There is no question in my mind about whether traditional data warehousing will be transformed into "big data" analysis applications. Some vendors are already responding to the burgeoning need for IT processes that converge traditional database data with data from multiple disparate sources that include online, wireless, and sensory resources (hence the term "big data"). This need is being seen across industry segments, but is currently most prominent in health care, government, and retail. What storage professionals need to understand now is how the big-data wave will affect data storage.
Parsing the impact on storage of the new business analytics applications will first require differentiating the multiple processes now available from traditional data warehousing processes. Standard extract/transform/load processes common to traditional data warehousing applications are no longer scalable or fast enough. A purpose-built appliance approach that integrates servers, storage, and networking is increasingly the answer.
For example, Greenplum uses Scatter Gather Streaming to simultaneously ingest multiple data streams from multiple sources. The Scatter Gather approach also says that the sources for that data do not need to be on premise. These sources could reside on other Web sites or within other organizations connected to the user. Customers can build processing infrastructure around the Greenplum engine or they can buy it preformed as an appliance. In the case of the appliance, the storage decisions are mostly already made. Customers wanting to build the infrastructure however will need to familiarize themselves with the storage requirements.
Performance will top the list of requirements. For this reason, SSD (solid-state drive) will figure prominently in external storage arrays that support the new business analytics applications. Scalability and parallelization will also be required. For these reasons, IBM positions its Scale-out NAS (SONAS) in business analytics and EMC's new Isilon acquisition lands in the big-data space.

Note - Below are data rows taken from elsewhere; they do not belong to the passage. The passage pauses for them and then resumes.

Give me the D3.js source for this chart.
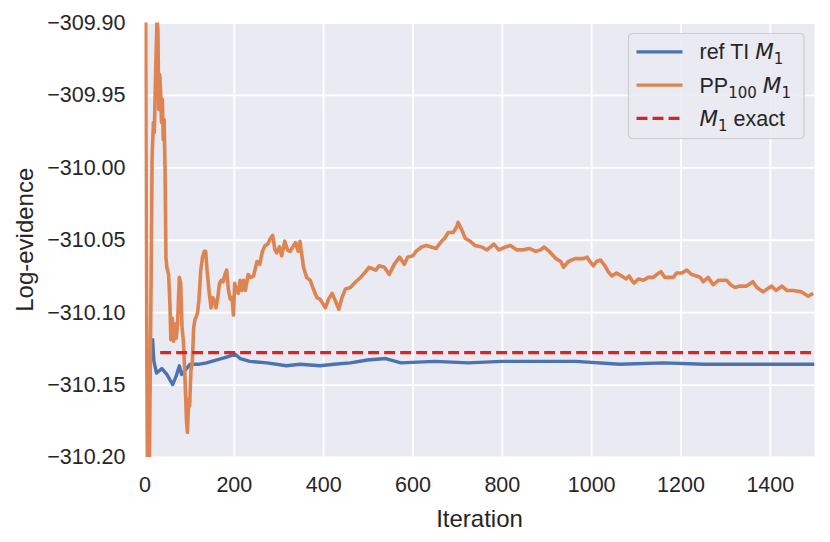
<!DOCTYPE html>
<html>
<head>
<meta charset="utf-8">
<script src="https://cdn.jsdelivr.net/npm/d3@7"></script>
<style>
  body { margin: 0; background: #fff; }
  text { font-family: 'Liberation Sans', Arial, sans-serif; fill: #262626; }
</style>
</head>
<body>
<script>
// tick values
const xTicks = [0, 200, 400, 600, 800, 1000, 1200, 1400];
const yTicks = [-310.2, -310.15, -310.1, -310.05, -310.0, -309.95, -309.9];

// ref TI M1 (blue)
const refIter = [18, 21, 27, 39, 50, 63, 71, 78, 83, 94, 102, 120, 139, 162, 184, 203, 214, 236, 274, 318,
  348, 393, 424, 461, 499, 540, 574, 650, 725, 800, 876, 966, 1064, 1162, 1253, 1388, 1500];
const refVal = [-310.118, -310.134, -310.142, -310.139, -310.143, -310.150, -310.144, -310.137, -310.143, -310.139,
  -310.136, -310.136, -310.135, -310.133, -310.131, -310.129, -310.132, -310.134, -310.135, -310.137,
  -310.136, -310.137, -310.136, -310.135, -310.133, -310.132, -310.135, -310.134, -310.135, -310.134,
  -310.134, -310.134, -310.136, -310.135, -310.136, -310.136, -310.136];

// PP100 M1 (orange)
const ppIter = [0, 4, 8, 15, 17, 20, 22, 25, 28, 30, 32, 34, 36, 38, 40, 42, 44, 46, 48, 50,
  54, 57, 59, 62, 65, 68, 71, 74, 78, 81, 84, 87, 90, 94, 96, 99, 101, 104, 107, 110,
  113, 116, 119, 122, 126, 130, 134, 137, 140, 145, 149, 153, 156, 160, 164, 168, 172, 176, 180, 184,
  188, 192, 196, 199, 202, 206, 210, 214, 218, 222, 226, 232, 238, 244, 252, 258, 264, 270, 276, 282,
  287, 292, 296, 302, 307, 314, 320, 326, 332, 338, 344, 348, 356, 363, 371, 378, 386, 393, 405, 412,
  420, 427, 435, 442, 450, 461, 473, 484, 495, 503, 510, 518, 525, 537, 548, 559, 571, 582, 589, 601,
  608, 620, 631, 642, 653, 665, 672, 680, 691, 699, 702, 710, 718, 729, 740, 755, 767, 782, 793, 808,
  819, 834, 846, 861, 876, 887, 895, 906, 921, 932, 938, 949, 964, 982, 991, 997, 1005, 1012, 1021, 1031,
  1038, 1046, 1057, 1068, 1078, 1085, 1091, 1096, 1106, 1117, 1128, 1139, 1147, 1156, 1165, 1173, 1184, 1191, 1203, 1214,
  1225, 1236, 1244, 1251, 1262, 1273, 1285, 1296, 1303, 1312, 1322, 1333, 1348, 1362, 1371, 1385, 1394, 1404, 1414, 1427,
  1438, 1453, 1471, 1486, 1497];
const ppVal = [-309.60, -310.053, -310.30, -310.071, -309.993, -309.969, -309.976, -309.933, -309.898, -309.905,
  -309.960, -309.936, -309.947, -309.969, -309.953, -309.981, -309.967, -310.002, -310.062, -310.069,
  -310.074, -310.095, -310.119, -310.104, -310.120, -310.108, -310.118, -310.108, -310.076, -310.080,
  -310.110, -310.120, -310.140, -310.175, -310.183, -310.160, -310.165, -310.140, -310.135, -310.111,
  -310.105, -310.103, -310.100, -310.091, -310.071, -310.062, -310.058, -310.058, -310.071, -310.087,
  -310.097, -310.090, -310.092, -310.097, -310.090, -310.080, -310.078, -310.079, -310.074, -310.071,
  -310.085, -310.091, -310.090, -310.102, -310.080, -310.085, -310.087, -310.078, -310.085, -310.078,
  -310.085, -310.074, -310.076, -310.075, -310.065, -310.067, -310.058, -310.054, -310.053, -310.049,
  -310.047, -310.057, -310.059, -310.055, -310.061, -310.051, -310.057, -310.058, -310.055, -310.052,
  -310.058, -310.051, -310.069, -310.076, -310.078, -310.084, -310.090, -310.091, -310.097, -310.091,
  -310.087, -310.092, -310.098, -310.090, -310.084, -310.083, -310.079, -310.076, -310.072, -310.069,
  -310.070, -310.071, -310.068, -310.069, -310.074, -310.067, -310.062, -310.067, -310.062, -310.061,
  -310.058, -310.055, -310.054, -310.055, -310.056, -310.051, -310.049, -310.045, -310.045, -310.041,
  -310.038, -310.043, -310.049, -310.051, -310.054, -310.055, -310.057, -310.053, -310.057, -310.055,
  -310.054, -310.057, -310.057, -310.056, -310.058, -310.057, -310.055, -310.058, -310.063, -310.065,
  -310.069, -310.065, -310.063, -310.063, -310.062, -310.065, -310.068, -310.065, -310.064, -310.068,
  -310.072, -310.075, -310.073, -310.075, -310.077, -310.075, -310.078, -310.080, -310.077, -310.078,
  -310.076, -310.076, -310.074, -310.072, -310.076, -310.076, -310.076, -310.073, -310.073, -310.071,
  -310.074, -310.075, -310.076, -310.079, -310.076, -310.081, -310.078, -310.078, -310.078, -310.081,
  -310.083, -310.082, -310.082, -310.079, -310.083, -310.086, -310.084, -310.082, -310.085, -310.082,
  -310.085, -310.085, -310.086, -310.089, -310.087];

// M1 exact (red dashed)
const exactIter = [35, 1500];
const exactVal = [-310.128, -310.128];

const w = 830,
  h = 542;
const margin = { top: 22.5, right: 15.5, bottom: 85, left: 144.5 };
const innerW = w - margin.left - margin.right,
  innerH = h - margin.top - margin.bottom;

const blue = '#4c72b0',
  orange = '#dd8452',
  red = '#d62728';

const svg = d3
  .select('body')
  .append('svg')
  .attr('width', w)
  .attr('height', h);

const g = svg.append('g').attr('transform', `translate(${margin.left},${margin.top})`);

const xScale = d3.scaleLinear().domain([0, 1500]).range([0, innerW]);
const yScale = d3.scaleLinear().domain([-310.2, -309.9]).range([innerH, 0]);

g.append('rect')
  .attr('width', innerW)
  .attr('height', innerH)
  .attr('fill', '#eaeaf2');

svg
  .append('defs')
  .append('clipPath')
  .attr('id', 'clip')
  .append('rect')
  .attr('width', innerW)
  .attr('height', innerH);

const xAxis = d3
  .axisBottom(xScale)
  .tickValues(xTicks)
  .tickSize(-innerH)
  .tickPadding(20)
  .tickFormat(d3.format('d'));
const yAxis = d3
  .axisLeft(yScale)
  .tickValues(yTicks)
  .tickSize(-innerW)
  .tickPadding(19)
  .tickFormat(d3.format('.2f'));

const gx = g.append('g').attr('transform', `translate(0,${innerH})`).call(xAxis);
const gy = g.append('g').call(yAxis);

[gx, gy].forEach(a => {
  a.select('.domain').remove();
  a.selectAll('line').attr('stroke', '#fff').attr('stroke-width', 1.8);
  a.selectAll('text')
    .attr('font-size', 21.5)
    .attr('fill', '#262626')
    .style('font-family', "'Liberation Sans', Arial, sans-serif");
});

const line = d3
  .line()
  .x(d => xScale(d[0]))
  .y(d => yScale(d[1]));

const plot = g.append('g').attr('clip-path', 'url(#clip)');

plot
  .append('path')
  .datum(d3.zip(refIter, refVal))
  .attr('d', line)
  .attr('fill', 'none')
  .attr('stroke', blue)
  .attr('stroke-width', 3.4)
  .attr('stroke-linejoin', 'round');

plot
  .append('path')
  .datum(d3.zip(ppIter, ppVal))
  .attr('d', line)
  .attr('fill', 'none')
  .attr('stroke', orange)
  .attr('stroke-width', 3.6)
  .attr('stroke-linejoin', 'round');

plot
  .append('path')
  .datum(d3.zip(exactIter, exactVal))
  .attr('d', line)
  .attr('fill', 'none')
  .attr('stroke', red)
  .attr('stroke-width', 3.2)
  .attr('stroke-dasharray', '11,5');

// axis labels
svg
  .append('text')
  .attr('x', margin.left + innerW / 2)
  .attr('y', 527)
  .attr('text-anchor', 'middle')
  .attr('font-size', 24)
  .text('Iteration');

svg
  .append('text')
  .attr('transform', `translate(33,${margin.top + innerH / 2}) rotate(-90)`)
  .attr('text-anchor', 'middle')
  .attr('font-size', 24)
  .text('Log-evidence');

// legend
const legendItems = [
  { color: blue, dash: null, parts: [['ref TI ', 'r'], ['M', 'm'], ['1', 's']] },
  { color: orange, dash: null, parts: [['PP', 'r'], ['100', 's'], [' ', 'r'], ['M', 'm'], ['1', 's']] },
  { color: red, dash: '11,5', parts: [['M', 'm'], ['1', 's'], [' exact', 'r']] }
];

const lg = svg.append('g').attr('transform', 'translate(628.5,33.5)');
lg.append('rect')
  .attr('width', 175.5)
  .attr('height', 105)
  .attr('rx', 4)
  .attr('fill', '#eaeaf2')
  .attr('fill-opacity', 0.9)
  .attr('stroke', '#cccccc')
  .attr('stroke-width', 1.2);

legendItems.forEach((item, i) => {
  const cy = 18.3 + i * 33.3;
  lg.append('line')
    .attr('x1', 8)
    .attr('x2', 54)
    .attr('y1', cy)
    .attr('y2', cy)
    .attr('stroke', item.color)
    .attr('stroke-width', 3.2)
    .attr('stroke-dasharray', item.dash);
  const t = lg
    .append('text')
    .attr('x', 71)
    .attr('y', cy + 7.5)
    .attr('font-size', 21.5);
  let shift = 0;
  item.parts.forEach(p => {
    const want = p[1] === 's' ? 5 : 0;
    const s = t.append('tspan').attr('dy', want - shift).text(p[0]);
    shift = want;
    if (p[1] === 'm') {
      s.style('font-family', "'DejaVu Sans', sans-serif").style('font-style', 'italic');
    } else if (p[1] === 's') {
      s.style('font-family', "'DejaVu Sans', sans-serif").attr('font-size', 15);
    }
  });
});
</script>
</body>
</html>
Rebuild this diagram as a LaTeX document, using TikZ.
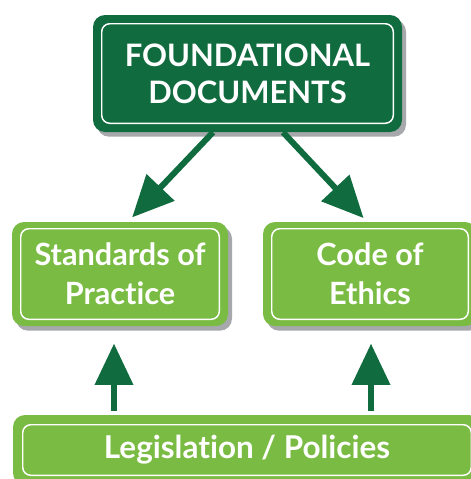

When real-time analysis is required, storage as we know it may still be too slow. In this case, database-in-memory technologies may be preferred. Perhaps even more extreme from a storage perspective are applications like StreamBase that completely avoid using storage by processing data streams as they flow though the StreamBase system.
While it's a bit early for next-year prognostications, I expect to see the number of storage devices aimed at analytics applications blossom in 2011 with more storage vendors pursuing the opportunity.